__THE PROBLEM__
Return the lines that follow, exactly as they appear, from the first through the one containing "p.outline_line_width = 4"; no pictures are to be included.

__DATA__
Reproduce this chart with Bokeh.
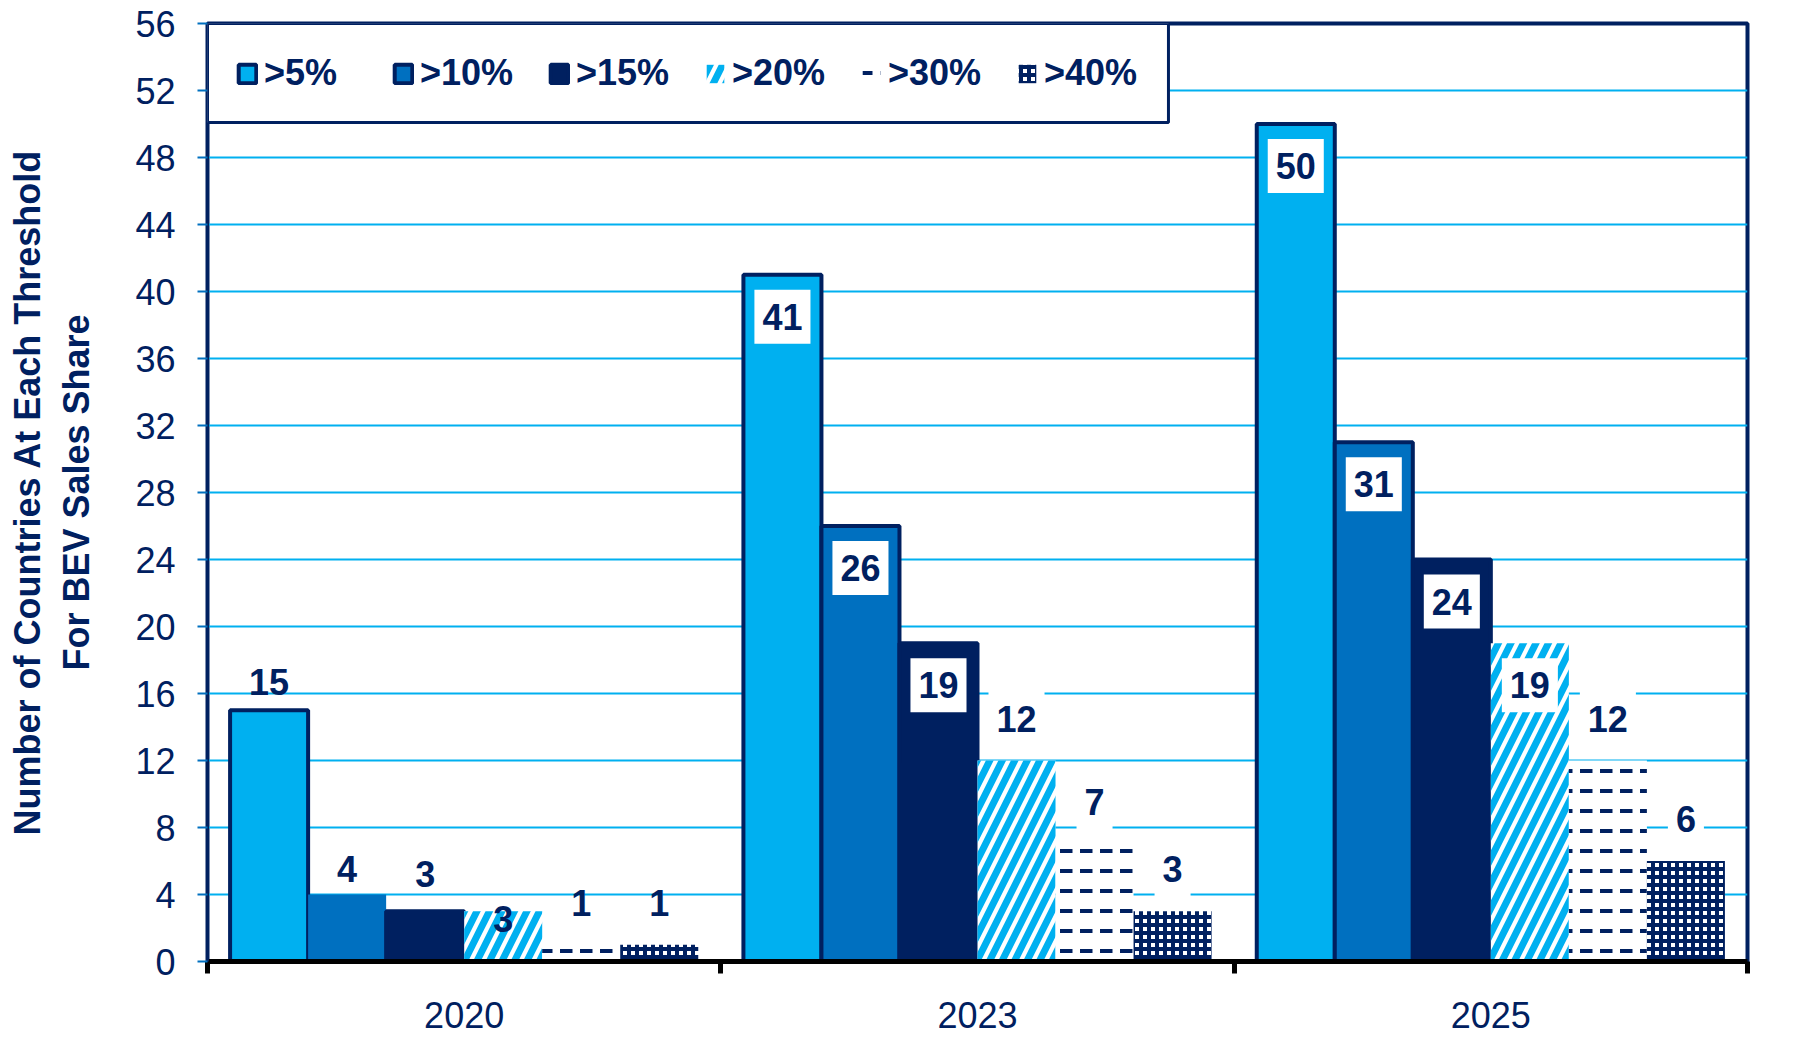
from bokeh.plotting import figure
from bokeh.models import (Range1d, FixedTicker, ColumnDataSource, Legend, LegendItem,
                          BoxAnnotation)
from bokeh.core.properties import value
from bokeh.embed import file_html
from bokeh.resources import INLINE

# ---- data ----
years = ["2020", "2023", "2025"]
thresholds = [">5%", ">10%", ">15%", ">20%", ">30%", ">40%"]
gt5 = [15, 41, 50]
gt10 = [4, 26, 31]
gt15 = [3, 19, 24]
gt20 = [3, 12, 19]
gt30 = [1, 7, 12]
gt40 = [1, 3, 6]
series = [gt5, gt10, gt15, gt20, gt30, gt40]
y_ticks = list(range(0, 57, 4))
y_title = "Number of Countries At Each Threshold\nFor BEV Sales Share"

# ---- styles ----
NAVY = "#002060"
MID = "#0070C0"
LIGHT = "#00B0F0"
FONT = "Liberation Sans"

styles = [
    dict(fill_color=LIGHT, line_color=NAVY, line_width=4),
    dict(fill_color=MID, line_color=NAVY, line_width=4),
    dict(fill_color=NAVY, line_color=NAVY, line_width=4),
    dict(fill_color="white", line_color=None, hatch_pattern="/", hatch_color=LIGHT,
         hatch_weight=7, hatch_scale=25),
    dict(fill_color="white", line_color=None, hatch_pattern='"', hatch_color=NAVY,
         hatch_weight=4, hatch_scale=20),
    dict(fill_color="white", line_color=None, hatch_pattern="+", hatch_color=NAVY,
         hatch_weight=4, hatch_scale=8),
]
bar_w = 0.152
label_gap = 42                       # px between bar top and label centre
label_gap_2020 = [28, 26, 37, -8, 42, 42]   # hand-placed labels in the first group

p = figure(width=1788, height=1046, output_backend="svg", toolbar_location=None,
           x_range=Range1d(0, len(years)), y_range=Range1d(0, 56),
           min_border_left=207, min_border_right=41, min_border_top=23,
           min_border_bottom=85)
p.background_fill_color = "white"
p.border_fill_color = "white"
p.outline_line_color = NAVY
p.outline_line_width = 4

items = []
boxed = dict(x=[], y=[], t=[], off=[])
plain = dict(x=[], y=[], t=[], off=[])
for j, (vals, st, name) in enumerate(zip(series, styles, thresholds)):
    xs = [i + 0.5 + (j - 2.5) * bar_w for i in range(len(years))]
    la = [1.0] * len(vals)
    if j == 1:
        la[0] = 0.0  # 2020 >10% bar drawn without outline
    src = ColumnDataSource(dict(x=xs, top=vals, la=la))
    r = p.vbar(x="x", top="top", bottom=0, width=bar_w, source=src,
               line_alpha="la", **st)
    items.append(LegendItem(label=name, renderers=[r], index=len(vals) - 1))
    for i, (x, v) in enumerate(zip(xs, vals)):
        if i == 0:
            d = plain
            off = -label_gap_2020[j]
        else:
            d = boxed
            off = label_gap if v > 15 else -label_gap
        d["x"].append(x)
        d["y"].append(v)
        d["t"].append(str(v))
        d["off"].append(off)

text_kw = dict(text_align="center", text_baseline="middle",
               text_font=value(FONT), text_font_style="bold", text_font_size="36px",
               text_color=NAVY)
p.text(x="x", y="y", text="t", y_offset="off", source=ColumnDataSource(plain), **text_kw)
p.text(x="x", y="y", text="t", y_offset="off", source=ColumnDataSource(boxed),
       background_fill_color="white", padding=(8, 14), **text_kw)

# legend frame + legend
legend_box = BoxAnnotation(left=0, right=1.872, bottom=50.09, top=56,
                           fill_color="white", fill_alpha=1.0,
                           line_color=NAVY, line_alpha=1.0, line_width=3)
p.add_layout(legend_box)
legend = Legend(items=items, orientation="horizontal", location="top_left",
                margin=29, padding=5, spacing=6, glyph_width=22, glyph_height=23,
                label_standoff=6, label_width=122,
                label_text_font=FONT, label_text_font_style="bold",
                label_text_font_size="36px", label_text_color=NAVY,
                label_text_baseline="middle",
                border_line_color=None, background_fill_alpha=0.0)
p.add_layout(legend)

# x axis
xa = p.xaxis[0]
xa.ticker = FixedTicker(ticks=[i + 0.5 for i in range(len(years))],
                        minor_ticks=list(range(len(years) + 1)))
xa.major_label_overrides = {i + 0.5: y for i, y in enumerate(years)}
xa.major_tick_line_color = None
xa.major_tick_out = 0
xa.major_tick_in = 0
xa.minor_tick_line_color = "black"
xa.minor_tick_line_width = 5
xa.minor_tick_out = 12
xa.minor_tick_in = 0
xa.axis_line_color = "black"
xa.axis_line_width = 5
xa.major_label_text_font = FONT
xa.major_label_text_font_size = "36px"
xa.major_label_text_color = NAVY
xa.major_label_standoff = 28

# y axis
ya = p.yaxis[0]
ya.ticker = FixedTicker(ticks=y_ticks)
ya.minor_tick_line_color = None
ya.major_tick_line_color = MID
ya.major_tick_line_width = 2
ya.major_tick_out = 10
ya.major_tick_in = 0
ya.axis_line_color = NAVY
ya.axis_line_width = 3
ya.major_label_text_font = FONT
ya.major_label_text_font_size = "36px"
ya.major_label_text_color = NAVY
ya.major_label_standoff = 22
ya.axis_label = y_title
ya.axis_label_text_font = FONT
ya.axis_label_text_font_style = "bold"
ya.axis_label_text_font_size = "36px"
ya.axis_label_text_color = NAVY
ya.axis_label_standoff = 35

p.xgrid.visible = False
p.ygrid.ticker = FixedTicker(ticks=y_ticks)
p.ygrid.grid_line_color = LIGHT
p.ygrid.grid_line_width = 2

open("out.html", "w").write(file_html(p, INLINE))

__ANSWER TO THIS PROBLEM__
Reproduce this chart with Bokeh.
from bokeh.plotting import figure
from bokeh.models import (Range1d, FixedTicker, ColumnDataSource, Legend, LegendItem,
                          BoxAnnotation)
from bokeh.core.properties import value
from bokeh.embed import file_html
from bokeh.resources import INLINE

# ---- data ----
years = ["2020", "2023", "2025"]
thresholds = [">5%", ">10%", ">15%", ">20%", ">30%", ">40%"]
gt5 = [15, 41, 50]
gt10 = [4, 26, 31]
gt15 = [3, 19, 24]
gt20 = [3, 12, 19]
gt30 = [1, 7, 12]
gt40 = [1, 3, 6]
series = [gt5, gt10, gt15, gt20, gt30, gt40]
y_ticks = list(range(0, 57, 4))
y_title = "Number of Countries At Each Threshold\nFor BEV Sales Share"

# ---- styles ----
NAVY = "#002060"
MID = "#0070C0"
LIGHT = "#00B0F0"
FONT = "Liberation Sans"

styles = [
    dict(fill_color=LIGHT, line_color=NAVY, line_width=4),
    dict(fill_color=MID, line_color=NAVY, line_width=4),
    dict(fill_color=NAVY, line_color=NAVY, line_width=4),
    dict(fill_color="white", line_color=None, hatch_pattern="/", hatch_color=LIGHT,
         hatch_weight=7, hatch_scale=25),
    dict(fill_color="white", line_color=None, hatch_pattern='"', hatch_color=NAVY,
         hatch_weight=4, hatch_scale=20),
    dict(fill_color="white", line_color=None, hatch_pattern="+", hatch_color=NAVY,
         hatch_weight=4, hatch_scale=8),
]
bar_w = 0.152
label_gap = 42                       # px between bar top and label centre
label_gap_2020 = [28, 26, 37, -8, 42, 42]   # hand-placed labels in the first group

p = figure(width=1788, height=1046, output_backend="svg", toolbar_location=None,
           x_range=Range1d(0, len(years)), y_range=Range1d(0, 56),
           min_border_left=207, min_border_right=41, min_border_top=23,
           min_border_bottom=85)
p.background_fill_color = "white"
p.border_fill_color = "white"
p.outline_line_color = NAVY
p.outline_line_width = 4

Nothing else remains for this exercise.